Battles like the Washita River and Wounded Knee were waged against women and children and old men in the camps while the warriors were drawn away. We removed forcibly and permanently the support structure for the Native American soldiers.

Many of the senior officers fighting in the Philippines in 1904 had participated in the Indian campaigns. What they did in the Philippines was nothing more than what they had done in America. But times had changed.

The American public was no longer willing to accept that kind of warfare.

Nor are they willing to accept it today. And they are right.

We are culturally and psychologically incapable of winning an insurgency by an indigenous population. We learned this in Vietnam. We tried the “hearts and minds” approach, but it was too slow.

We lost interest.

We are a nation wedded to instant gratification. Insurgencies are long-term projects. And as noted above, the only real way to defeat an insurgency in a reasonable amount of time is to either completely remove the population or kill it.

We are not capable of doing either. And that is a good thing.

The first lesson of war is to never engage in a war that you cannot win.

This is so obvious that it hurts to have to say it. We are the only superpower.

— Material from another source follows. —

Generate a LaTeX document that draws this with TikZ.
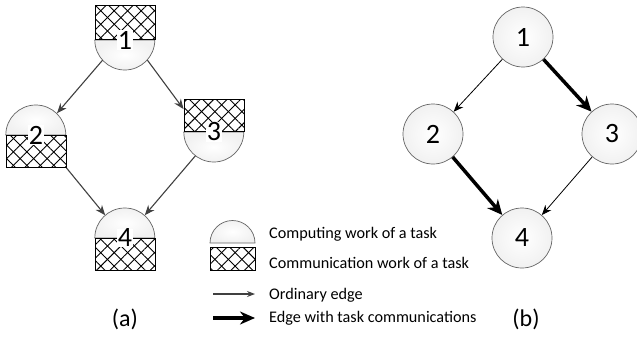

But regardless of how many airplanes, ships, tanks, bombs or other combat power we have, if the enemy blends in with the population and initiates an insurgency, we cannot win.

In a recent article, Joseph L. Galloway of Knight-Ridder suggested that we withdraw all coalition forces into enclaves on the borders.

That way our troops no longer would be at risk and the Iraqis would have to sort out who and what they wish to become. My suggestion is to place the enclaves on the Iraqi oilfields. That way our soldiers would be safe and we would have some leverage for the Iraqis to get on with it.

We would have to be willing, of course, to accept a less than perfect democracy in Iraq as a result. But that’s going to happen no matter what we do.